__PROBLEM TO WORK ON__: Nothing but the lines from the top of the data to the line holding "import seaborn as sns" should be printed, word for word and both ends included; leave the pictures out.

__RECORDED INFORMATION__:
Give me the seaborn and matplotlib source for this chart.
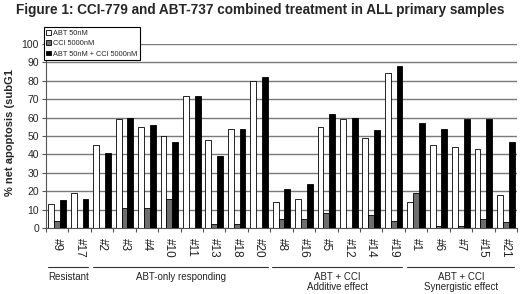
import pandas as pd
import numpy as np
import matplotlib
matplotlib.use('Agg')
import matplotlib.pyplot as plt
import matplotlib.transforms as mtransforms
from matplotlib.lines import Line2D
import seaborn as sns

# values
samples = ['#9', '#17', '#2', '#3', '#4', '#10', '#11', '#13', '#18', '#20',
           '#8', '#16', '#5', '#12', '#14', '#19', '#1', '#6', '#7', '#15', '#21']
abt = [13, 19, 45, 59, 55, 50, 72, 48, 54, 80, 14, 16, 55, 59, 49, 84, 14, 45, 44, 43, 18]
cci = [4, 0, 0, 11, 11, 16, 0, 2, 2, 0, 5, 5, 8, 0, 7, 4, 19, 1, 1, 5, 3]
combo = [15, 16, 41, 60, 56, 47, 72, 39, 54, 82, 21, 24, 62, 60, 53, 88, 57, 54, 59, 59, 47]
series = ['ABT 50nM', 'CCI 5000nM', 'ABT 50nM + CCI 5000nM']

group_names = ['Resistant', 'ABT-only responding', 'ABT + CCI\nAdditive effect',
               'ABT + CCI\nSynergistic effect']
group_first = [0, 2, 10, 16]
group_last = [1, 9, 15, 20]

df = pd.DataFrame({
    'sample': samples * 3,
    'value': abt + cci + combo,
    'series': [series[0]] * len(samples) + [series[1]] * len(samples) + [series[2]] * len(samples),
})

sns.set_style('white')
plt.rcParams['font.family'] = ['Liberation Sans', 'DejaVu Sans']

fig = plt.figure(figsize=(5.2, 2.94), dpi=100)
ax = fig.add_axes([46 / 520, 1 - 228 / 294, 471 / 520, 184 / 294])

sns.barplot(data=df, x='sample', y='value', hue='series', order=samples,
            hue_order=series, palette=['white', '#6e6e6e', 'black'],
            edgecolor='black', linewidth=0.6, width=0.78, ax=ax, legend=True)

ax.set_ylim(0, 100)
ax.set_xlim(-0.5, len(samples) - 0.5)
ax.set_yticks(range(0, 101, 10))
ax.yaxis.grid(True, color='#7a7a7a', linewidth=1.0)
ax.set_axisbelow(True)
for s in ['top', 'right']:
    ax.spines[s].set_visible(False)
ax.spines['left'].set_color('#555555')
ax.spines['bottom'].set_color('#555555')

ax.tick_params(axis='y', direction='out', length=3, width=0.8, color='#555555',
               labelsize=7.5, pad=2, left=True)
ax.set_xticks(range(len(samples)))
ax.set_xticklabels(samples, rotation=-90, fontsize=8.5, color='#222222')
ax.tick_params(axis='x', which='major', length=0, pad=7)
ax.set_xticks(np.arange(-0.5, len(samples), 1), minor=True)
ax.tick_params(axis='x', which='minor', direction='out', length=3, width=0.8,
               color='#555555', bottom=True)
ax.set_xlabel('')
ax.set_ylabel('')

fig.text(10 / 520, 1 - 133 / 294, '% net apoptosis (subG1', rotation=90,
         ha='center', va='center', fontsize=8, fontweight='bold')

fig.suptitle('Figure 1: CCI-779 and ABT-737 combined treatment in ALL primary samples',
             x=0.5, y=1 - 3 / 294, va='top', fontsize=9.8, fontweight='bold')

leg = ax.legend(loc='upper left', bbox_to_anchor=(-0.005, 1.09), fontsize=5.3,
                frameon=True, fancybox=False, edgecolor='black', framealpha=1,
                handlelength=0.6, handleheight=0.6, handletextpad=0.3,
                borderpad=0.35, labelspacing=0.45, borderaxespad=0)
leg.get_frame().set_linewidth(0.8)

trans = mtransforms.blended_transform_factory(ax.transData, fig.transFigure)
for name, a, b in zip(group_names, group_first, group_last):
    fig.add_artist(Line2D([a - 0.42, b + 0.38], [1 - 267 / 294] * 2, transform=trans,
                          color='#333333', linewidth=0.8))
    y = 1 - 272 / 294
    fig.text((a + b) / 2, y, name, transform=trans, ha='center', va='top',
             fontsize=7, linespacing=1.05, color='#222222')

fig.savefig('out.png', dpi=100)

__COMPLETED TASK__:
Give me the seaborn and matplotlib source for this chart.
import pandas as pd
import numpy as np
import matplotlib
matplotlib.use('Agg')
import matplotlib.pyplot as plt
import matplotlib.transforms as mtransforms
from matplotlib.lines import Line2D
import seaborn as sns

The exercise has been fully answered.